154 N.E. 66 | Ohio Ct. App. | 1926
This cause comes into this court on error from the municipal court of the city of Cleveland, wherein the plaintiff below, the J.P. Stotter Company, recovered a judgment of $1,000 from Frederick W. Steinen, based upon the claim that under the terms of the contract the Stotter Company, as real estate brokers, procured for certain property of the defendant a purchaser who was ready, able, and willing to carry out the terms of the contract of sale agreed upon.
The defense is made that the plaintiff company did not procure the purchaser under the terms of the contract, that the purchaser was procured by another agency, unconnected with plaintiff, and that the property was sold to a purchaser with whom the plaintiff company was unconnected.
It appears that there are two corporations, one known as the City Material Company and the other as the Material Realty Company, whose stockholders and officers are identical, and that the vice president of both companies was the principal active participant in the negotiations with both agencies with respect to the purchase of the property.
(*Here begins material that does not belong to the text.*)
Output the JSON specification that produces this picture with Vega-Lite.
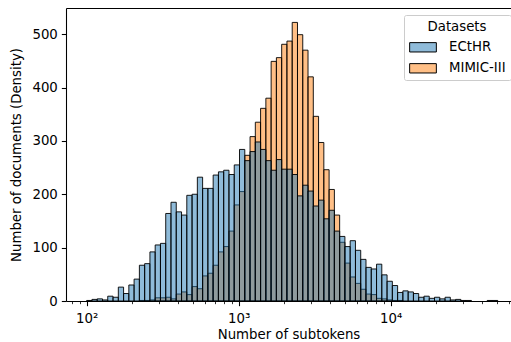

The plaintiff, the J.P. Stotter Company, after the listing of the property with it by the defendant, exhibited the property to, and conducted negotiations with, the vice president common to both companies, and it appears from the testimony of the vice president that the City Material *251 Company dealt in builders' supplies and coal, and that the Material Realty Company was but a holding company for the City Material Company, for the purpose of holding all its real estate. Thus it becomes obvious, from this fact, that the pivot for the determination of the question of the identity of the purchaser of the property is the vice president common to both companies.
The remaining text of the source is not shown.